'''

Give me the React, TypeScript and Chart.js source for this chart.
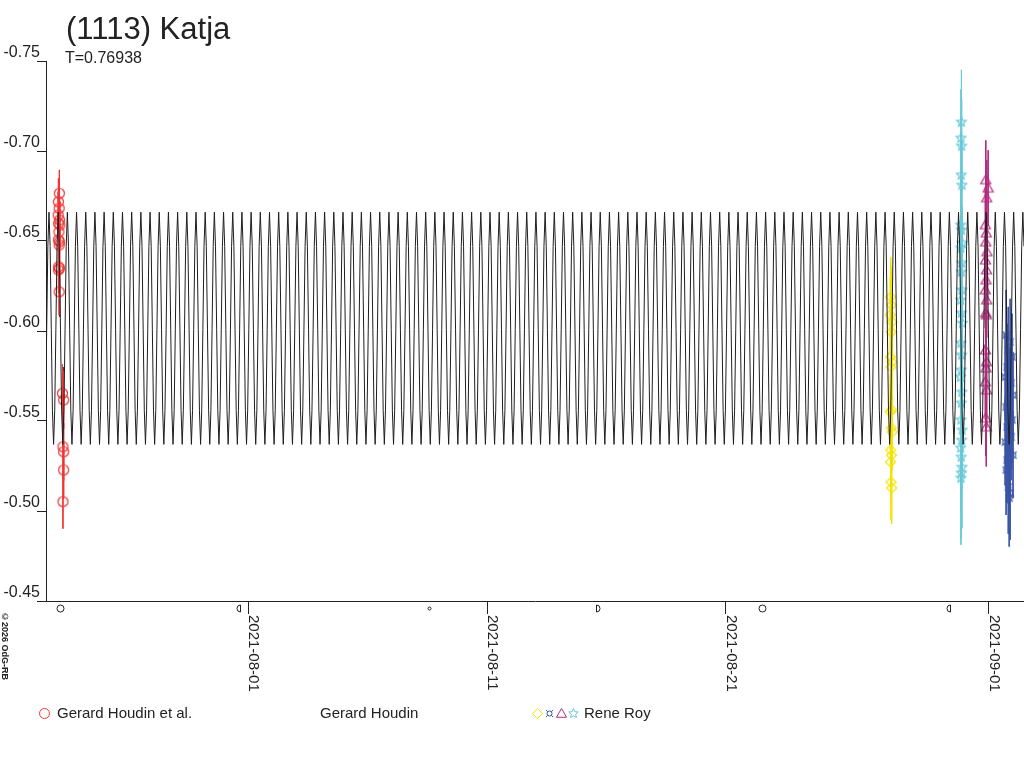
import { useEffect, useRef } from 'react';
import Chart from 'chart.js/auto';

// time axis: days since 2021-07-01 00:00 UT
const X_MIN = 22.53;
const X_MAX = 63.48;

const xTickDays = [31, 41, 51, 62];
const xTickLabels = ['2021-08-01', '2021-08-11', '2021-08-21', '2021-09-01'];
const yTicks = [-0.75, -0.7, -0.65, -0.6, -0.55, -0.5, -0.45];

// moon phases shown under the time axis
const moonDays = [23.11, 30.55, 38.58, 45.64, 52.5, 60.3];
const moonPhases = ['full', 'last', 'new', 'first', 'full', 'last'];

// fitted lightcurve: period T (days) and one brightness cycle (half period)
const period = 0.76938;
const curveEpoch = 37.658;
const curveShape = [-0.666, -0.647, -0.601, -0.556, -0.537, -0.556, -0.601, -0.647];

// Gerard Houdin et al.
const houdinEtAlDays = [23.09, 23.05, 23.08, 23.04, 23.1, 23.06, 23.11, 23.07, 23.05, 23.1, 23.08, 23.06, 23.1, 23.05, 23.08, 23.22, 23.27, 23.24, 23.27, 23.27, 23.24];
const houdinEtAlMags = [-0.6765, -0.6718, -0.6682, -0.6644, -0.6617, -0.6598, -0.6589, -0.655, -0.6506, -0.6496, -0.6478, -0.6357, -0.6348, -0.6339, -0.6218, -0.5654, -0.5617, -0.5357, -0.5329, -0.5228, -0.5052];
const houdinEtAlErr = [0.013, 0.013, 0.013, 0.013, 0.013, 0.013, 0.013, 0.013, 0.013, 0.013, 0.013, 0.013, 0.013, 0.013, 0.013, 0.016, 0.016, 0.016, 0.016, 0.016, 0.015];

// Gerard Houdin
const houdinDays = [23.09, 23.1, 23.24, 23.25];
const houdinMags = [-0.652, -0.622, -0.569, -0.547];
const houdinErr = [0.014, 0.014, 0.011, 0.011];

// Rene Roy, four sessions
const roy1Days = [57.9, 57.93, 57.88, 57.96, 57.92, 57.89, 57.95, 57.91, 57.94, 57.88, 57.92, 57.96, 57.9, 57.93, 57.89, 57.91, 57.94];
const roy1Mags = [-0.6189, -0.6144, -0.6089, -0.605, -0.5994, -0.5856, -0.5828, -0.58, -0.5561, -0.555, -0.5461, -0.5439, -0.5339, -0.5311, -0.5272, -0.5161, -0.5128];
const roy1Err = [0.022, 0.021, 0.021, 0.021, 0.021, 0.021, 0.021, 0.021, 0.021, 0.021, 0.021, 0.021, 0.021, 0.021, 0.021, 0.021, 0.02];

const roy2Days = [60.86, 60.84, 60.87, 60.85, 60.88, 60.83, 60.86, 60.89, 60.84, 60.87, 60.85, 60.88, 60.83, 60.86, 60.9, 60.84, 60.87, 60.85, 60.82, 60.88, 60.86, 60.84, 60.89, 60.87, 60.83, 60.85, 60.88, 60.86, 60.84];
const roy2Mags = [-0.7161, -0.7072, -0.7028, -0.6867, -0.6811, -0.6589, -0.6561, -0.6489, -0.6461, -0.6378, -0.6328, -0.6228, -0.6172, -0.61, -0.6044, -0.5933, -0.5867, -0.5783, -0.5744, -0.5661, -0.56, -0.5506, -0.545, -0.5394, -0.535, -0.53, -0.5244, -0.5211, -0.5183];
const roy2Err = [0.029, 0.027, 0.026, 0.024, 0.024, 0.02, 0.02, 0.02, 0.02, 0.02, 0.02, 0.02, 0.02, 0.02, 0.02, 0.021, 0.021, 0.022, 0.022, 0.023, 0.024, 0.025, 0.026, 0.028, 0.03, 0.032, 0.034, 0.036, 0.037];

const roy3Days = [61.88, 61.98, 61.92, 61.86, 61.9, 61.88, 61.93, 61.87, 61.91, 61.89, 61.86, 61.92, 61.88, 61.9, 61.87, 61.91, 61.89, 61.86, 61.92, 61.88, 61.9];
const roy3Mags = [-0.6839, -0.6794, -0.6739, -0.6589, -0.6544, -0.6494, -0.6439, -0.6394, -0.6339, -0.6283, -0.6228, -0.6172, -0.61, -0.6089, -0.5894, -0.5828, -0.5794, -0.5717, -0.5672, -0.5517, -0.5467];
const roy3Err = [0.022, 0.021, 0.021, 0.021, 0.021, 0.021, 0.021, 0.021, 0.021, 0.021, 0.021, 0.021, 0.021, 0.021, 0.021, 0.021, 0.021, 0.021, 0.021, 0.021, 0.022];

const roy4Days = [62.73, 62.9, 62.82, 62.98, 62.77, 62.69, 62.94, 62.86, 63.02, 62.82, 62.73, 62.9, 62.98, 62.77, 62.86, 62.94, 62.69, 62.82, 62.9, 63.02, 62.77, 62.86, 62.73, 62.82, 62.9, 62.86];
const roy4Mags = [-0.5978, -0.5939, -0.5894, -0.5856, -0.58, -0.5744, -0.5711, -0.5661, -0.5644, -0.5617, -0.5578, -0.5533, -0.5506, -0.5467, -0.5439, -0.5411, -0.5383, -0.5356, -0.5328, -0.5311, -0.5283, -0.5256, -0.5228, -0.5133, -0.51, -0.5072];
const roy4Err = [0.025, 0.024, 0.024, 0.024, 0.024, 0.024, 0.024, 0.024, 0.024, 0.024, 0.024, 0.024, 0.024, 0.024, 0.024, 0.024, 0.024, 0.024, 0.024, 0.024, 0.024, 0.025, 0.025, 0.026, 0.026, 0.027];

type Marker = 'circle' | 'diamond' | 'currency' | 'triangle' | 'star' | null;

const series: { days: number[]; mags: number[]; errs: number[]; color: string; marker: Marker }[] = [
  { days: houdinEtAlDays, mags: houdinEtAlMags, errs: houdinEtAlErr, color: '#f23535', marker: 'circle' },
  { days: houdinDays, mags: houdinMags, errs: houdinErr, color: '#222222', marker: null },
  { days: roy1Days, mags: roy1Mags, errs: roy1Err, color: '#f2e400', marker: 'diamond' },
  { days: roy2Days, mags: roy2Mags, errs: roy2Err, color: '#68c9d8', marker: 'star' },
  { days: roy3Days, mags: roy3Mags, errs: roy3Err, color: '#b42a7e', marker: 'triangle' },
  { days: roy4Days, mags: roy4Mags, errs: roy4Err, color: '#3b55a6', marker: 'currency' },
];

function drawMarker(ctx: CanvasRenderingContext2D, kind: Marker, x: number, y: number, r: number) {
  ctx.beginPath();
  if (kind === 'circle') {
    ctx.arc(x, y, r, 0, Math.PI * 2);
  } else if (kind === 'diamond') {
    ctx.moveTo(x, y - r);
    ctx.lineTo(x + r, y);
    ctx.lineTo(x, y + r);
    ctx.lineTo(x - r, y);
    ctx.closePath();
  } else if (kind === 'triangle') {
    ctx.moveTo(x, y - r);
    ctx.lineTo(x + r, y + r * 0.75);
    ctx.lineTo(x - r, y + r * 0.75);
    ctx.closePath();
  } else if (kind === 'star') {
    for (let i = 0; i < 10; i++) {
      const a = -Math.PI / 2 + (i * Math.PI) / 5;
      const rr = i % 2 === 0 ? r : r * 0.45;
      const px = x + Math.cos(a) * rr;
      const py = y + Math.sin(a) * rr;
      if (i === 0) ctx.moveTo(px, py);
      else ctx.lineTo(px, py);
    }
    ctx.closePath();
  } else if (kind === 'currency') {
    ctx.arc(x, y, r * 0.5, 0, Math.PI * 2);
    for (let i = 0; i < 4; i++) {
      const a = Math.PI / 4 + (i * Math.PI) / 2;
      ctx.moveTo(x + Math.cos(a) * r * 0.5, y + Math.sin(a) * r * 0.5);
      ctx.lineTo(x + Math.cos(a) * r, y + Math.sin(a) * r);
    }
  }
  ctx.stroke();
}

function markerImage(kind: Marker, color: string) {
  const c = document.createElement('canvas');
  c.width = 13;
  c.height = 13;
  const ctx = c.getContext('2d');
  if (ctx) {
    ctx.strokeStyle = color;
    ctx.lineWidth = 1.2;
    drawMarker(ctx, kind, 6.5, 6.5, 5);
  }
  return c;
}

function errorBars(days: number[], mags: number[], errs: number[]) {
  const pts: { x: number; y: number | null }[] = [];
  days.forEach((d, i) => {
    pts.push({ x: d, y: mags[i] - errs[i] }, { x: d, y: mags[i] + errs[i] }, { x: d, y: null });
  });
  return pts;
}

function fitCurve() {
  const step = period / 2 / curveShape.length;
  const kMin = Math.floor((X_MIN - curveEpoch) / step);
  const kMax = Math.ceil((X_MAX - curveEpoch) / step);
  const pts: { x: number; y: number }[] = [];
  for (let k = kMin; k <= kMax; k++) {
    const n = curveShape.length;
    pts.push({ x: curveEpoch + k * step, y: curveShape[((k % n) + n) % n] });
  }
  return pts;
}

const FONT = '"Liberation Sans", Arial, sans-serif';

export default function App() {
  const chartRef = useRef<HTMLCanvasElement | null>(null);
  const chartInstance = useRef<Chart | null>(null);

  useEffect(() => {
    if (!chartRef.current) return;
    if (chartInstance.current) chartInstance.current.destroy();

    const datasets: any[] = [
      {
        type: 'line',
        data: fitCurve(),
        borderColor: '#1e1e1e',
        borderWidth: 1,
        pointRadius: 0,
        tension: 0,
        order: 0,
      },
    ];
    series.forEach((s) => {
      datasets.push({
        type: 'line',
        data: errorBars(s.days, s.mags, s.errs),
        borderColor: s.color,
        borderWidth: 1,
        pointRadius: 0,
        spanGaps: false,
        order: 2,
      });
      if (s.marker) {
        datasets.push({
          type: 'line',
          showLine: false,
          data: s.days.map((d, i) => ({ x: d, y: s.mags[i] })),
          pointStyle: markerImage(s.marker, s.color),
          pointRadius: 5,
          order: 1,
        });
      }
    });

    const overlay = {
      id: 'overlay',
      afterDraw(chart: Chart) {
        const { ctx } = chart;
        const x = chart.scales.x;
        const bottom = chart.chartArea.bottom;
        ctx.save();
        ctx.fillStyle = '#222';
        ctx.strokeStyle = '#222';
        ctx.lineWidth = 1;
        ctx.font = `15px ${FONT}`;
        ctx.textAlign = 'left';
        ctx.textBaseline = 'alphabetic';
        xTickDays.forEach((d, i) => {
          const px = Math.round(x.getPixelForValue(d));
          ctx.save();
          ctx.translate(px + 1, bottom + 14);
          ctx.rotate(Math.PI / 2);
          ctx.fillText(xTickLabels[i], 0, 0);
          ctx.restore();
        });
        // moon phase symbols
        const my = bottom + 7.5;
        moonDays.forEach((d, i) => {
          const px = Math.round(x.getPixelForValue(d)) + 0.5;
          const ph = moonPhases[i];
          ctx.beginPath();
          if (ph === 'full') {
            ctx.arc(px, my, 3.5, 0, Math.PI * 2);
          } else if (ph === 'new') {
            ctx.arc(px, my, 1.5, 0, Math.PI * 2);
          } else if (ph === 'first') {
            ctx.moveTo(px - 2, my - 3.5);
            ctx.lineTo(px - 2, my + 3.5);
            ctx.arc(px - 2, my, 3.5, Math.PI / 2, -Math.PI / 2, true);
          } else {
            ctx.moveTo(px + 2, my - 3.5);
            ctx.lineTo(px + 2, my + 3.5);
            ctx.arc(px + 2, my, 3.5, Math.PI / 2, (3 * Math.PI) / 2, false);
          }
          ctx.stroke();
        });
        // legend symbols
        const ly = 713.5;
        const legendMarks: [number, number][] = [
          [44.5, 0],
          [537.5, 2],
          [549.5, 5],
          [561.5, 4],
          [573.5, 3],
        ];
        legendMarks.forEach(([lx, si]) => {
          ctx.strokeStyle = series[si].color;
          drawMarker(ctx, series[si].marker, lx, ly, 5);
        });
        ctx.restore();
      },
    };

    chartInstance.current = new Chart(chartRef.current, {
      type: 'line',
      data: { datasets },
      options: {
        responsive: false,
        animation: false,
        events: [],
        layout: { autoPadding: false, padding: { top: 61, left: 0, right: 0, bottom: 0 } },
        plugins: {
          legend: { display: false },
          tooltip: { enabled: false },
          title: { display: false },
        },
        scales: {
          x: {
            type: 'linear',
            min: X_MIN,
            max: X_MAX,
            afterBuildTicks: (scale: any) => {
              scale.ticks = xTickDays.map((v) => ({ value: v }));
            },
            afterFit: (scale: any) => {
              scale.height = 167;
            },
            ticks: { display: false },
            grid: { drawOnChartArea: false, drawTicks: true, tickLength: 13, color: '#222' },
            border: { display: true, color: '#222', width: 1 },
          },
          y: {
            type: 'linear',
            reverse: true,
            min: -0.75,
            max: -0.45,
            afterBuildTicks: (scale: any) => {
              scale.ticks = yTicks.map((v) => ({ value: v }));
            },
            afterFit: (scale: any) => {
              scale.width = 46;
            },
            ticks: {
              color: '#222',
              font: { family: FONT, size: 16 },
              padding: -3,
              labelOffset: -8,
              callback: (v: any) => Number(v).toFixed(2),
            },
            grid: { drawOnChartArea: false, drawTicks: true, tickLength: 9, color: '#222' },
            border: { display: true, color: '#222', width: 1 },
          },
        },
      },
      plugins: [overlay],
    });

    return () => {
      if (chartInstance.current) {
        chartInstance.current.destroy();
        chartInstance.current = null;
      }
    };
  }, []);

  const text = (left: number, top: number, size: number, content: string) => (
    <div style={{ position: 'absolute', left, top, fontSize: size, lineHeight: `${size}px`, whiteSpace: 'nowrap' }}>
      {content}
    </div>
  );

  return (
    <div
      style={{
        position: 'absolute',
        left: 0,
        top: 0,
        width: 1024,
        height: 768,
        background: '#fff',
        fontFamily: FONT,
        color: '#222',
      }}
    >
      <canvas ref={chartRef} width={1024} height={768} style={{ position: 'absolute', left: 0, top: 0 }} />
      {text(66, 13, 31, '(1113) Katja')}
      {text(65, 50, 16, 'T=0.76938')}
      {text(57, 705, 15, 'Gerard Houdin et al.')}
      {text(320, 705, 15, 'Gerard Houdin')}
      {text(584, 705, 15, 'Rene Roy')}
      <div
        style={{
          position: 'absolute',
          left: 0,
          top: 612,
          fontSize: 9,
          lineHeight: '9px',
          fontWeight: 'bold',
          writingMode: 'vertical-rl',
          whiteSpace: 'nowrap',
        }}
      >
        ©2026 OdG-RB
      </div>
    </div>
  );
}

'''

● **TASK OBJECTIVE**
Everything from the top line of the data down to and including the line with "const houdinErr = [0.014, 0.014, 0.011, 0.011];" is to be copied, except the pictures.

● **RESULT OF THE EXERCISE**
Give me the React, TypeScript and Chart.js source for this chart.
import { useEffect, useRef } from 'react';
import Chart from 'chart.js/auto';

// time axis: days since 2021-07-01 00:00 UT
const X_MIN = 22.53;
const X_MAX = 63.48;

const xTickDays = [31, 41, 51, 62];
const xTickLabels = ['2021-08-01', '2021-08-11', '2021-08-21', '2021-09-01'];
const yTicks = [-0.75, -0.7, -0.65, -0.6, -0.55, -0.5, -0.45];

// moon phases shown under the time axis
const moonDays = [23.11, 30.55, 38.58, 45.64, 52.5, 60.3];
const moonPhases = ['full', 'last', 'new', 'first', 'full', 'last'];

// fitted lightcurve: period T (days) and one brightness cycle (half period)
const period = 0.76938;
const curveEpoch = 37.658;
const curveShape = [-0.666, -0.647, -0.601, -0.556, -0.537, -0.556, -0.601, -0.647];

// Gerard Houdin et al.
const houdinEtAlDays = [23.09, 23.05, 23.08, 23.04, 23.1, 23.06, 23.11, 23.07, 23.05, 23.1, 23.08, 23.06, 23.1, 23.05, 23.08, 23.22, 23.27, 23.24, 23.27, 23.27, 23.24];
const houdinEtAlMags = [-0.6765, -0.6718, -0.6682, -0.6644, -0.6617, -0.6598, -0.6589, -0.655, -0.6506, -0.6496, -0.6478, -0.6357, -0.6348, -0.6339, -0.6218, -0.5654, -0.5617, -0.5357, -0.5329, -0.5228, -0.5052];
const houdinEtAlErr = [0.013, 0.013, 0.013, 0.013, 0.013, 0.013, 0.013, 0.013, 0.013, 0.013, 0.013, 0.013, 0.013, 0.013, 0.013, 0.016, 0.016, 0.016, 0.016, 0.016, 0.015];

// Gerard Houdin
const houdinDays = [23.09, 23.1, 23.24, 23.25];
const houdinMags = [-0.652, -0.622, -0.569, -0.547];
const houdinErr = [0.014, 0.014, 0.011, 0.011];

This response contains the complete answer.